Here's the latest advisory for Ike. Here's the track map, and here's the view from space. That's one good-looking hurricane.

And here is the wind forecast map. It shows a 60 percent chance of tropical storm winds on the Eastern Shore. You can see Ike right on Hanna's heels. Josephine is about to enter at the right of the picture. But she seems to be falling apart.

NOAA

 

Posted by Frank Roylance at 5:06 PM | | Comments (3)
Categories: Hurricanes
        

Sunny and hot today; Hanna approaches tomorrow

noaa

Yet another day of sunny, 90-plus September weather today, the third in the first four days of the month. It would be welcome late-season summer weather if it weren't for the fact that Baltimore has recorded only four days of measureable rain since Aug. 1

That's all about to come to a soggy end , however, as Tropical Storm Hanna makes her move on the Southeast Coast of the U.S. We should begin to see high clouds from Hanna slipping in as early as Friday morning, with increasing cloudiness all day. Forecasters out at Sterling are predicting as much as 3 inches of rain for Baltimore as the storm begins to be felt here Friday afternoon or evening.
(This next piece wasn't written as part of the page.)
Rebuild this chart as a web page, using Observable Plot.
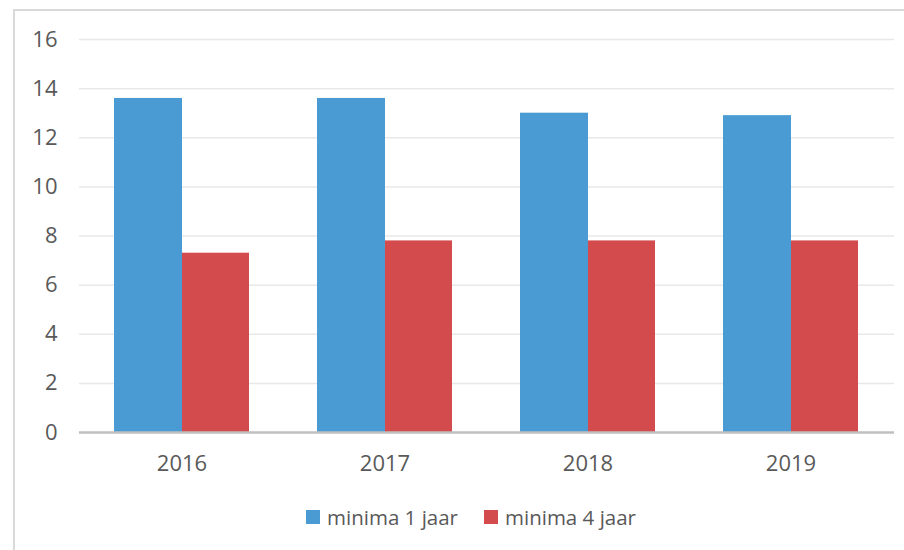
<!DOCTYPE html>
<html>
<head>
<meta charset="utf-8">
<script src="https://cdn.jsdelivr.net/npm/d3@7"></script>
<script src="https://cdn.jsdelivr.net/npm/@observablehq/plot@0.6"></script>
<style>
  html, body { margin: 0; padding: 0; background: #fff; overflow: hidden; }
  #wrap { position: relative; width: 904px; height: 550px; font-family: "Open Sans", sans-serif; }
  #frame { position: absolute; left: 13px; top: 9px; width: 1000px; height: 1000px; border: 2px solid #d9d9d9; box-sizing: border-box; }
  #chart { position: absolute; left: 0; top: 0; }
  #legend { position: absolute; left: 306px; top: 503px; display: flex; align-items: center; font-size: 20.5px; color: #595959; white-space: nowrap; }
  .item { display: flex; align-items: center; margin-right: 26px; }
  .sw { width: 14px; height: 14px; margin-right: 7px; }
</style>
</head>
<body>
<div id="wrap">
  <div id="frame"></div>
  <div id="chart"></div>
  <div id="legend"></div>
</div>
<script>
const years = ["2016", "2017", "2018", "2019"];
const series = ["minima 1 jaar", "minima 4 jaar"];
const minima1 = [13.6, 13.6, 13.0, 12.9];
const minima4 = [7.3, 7.8, 7.8, 7.8];
const colors = ["#4a9bd4", "#d34b4c"];
const yTicks = [0, 2, 4, 6, 8, 10, 12, 14, 16];

const data1 = years.map((y, i) => ({year: y, series: series[0], value: minima1[i]}));
const data4 = years.map((y, i) => ({year: y, series: series[1], value: minima4[i]}));

const chart = Plot.plot({
  width: 904,
  height: 482,
  marginLeft: 79,
  marginRight: 10,
  marginTop: 39,
  marginBottom: 50,
  style: {fontFamily: "Open Sans, sans-serif", fontSize: "22px", color: "#595959", background: "transparent"},
  x: {domain: years, paddingInner: 1/3, paddingOuter: 1/6, label: null},
  y: {domain: [0, 16], label: null},
  color: {domain: series, range: colors},
  marks: [
    Plot.gridY(yTicks.filter(d => d > 0), {stroke: "#e8e8e8", strokeOpacity: 1, strokeWidth: 1.5}),
    Plot.barY(data1, {x: "year", y: "value", fill: "series", insetRight: 67, insetLeft: 0}),
    Plot.barY(data4, {x: "year", y: "value", fill: "series", insetLeft: 68, insetRight: 0}),
    Plot.ruleY([0], {stroke: "#bfbfbf", strokeWidth: 2.5}),
    Plot.axisY(yTicks, {tickSize: 0, tickPadding: 22, label: null, fontSize: 22}),
    Plot.axisX({tickSize: 0, tickPadding: 23, label: null, fontSize: 22})
  ]
});
document.getElementById("chart").appendChild(chart);

const legend = document.getElementById("legend");
series.forEach((s, i) => {
  const item = document.createElement("div");
  item.className = "item";
  const sw = document.createElement("div");
  sw.className = "sw";
  sw.style.background = colors[i];
  const t = document.createElement("span");
  t.textContent = s;
  item.appendChild(sw);
  item.appendChild(t);
  legend.appendChild(item);
});
</script>
</body>
</html>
That's Hanna, east of the Bahamas in the satellite image above. Hurricane Ike, the one with the eye, is drifting into view on the right. Ike is a compact Cat. 4, with top winds of 140 mph. He is likely to weaken some in a few days, but nothing to be trifled with. We may be writing about Ike next week.

The heaviest rains are due Saturday, they say, with 1 to 2 inches predicted during the daytime, and another three-quarters of an inch Saturday night. Showers and thunderstorms could linger into Saturday evening. But then the whole system will have whizzed off to the northeast, leaving us under sunny skies on Sunday, with highs in the lower 80s.

The Eastern Shore and Ocean City would feel the brunt of the storm if the current forecast track holds firm. OC is forecast to see winds of 43 to 46 mph on Saturday, gusting to 60. That's tropical-storm force and twice what Baltimore would see, forecasters say. There is also a risk of isolated tornadoes. Rainfall on the shore doesn't look much different than ours, however - maybe even a bit less. And, there is already a risk of dangerous rip currents as the long-period swells kicked up by the Atlantic storms reach the beaches.

If you're out in the storm Saturday, stay safe. And if you get some pictures of flooding, or wind damage, or waterspouts or anything stormy and cool, send them in and we'll post them.

Way down the road, we're looking for a new cold front early next week, leaving us with highs only in the 70s by mid-week.

Posted by Frank Roylance at 10:21 AM | | Comments (0)
Categories: Forecasts
        

Hanna heads for Carolinas; Ike a Cat. 4

NOAA

Another sunny day in the 90s today. You'd never know we had two tropical storms to worry about. Tropical Storm Hanna has circled around and is now making a beeline for the Carolina coast with winds that are forecast to reach hurricane strength before landfall early Saturday morning. Out on the Atlantic, meanwhile, Hurricane Ike is now a fierce Cat. 4 storm with top sustained winds of 140 mph.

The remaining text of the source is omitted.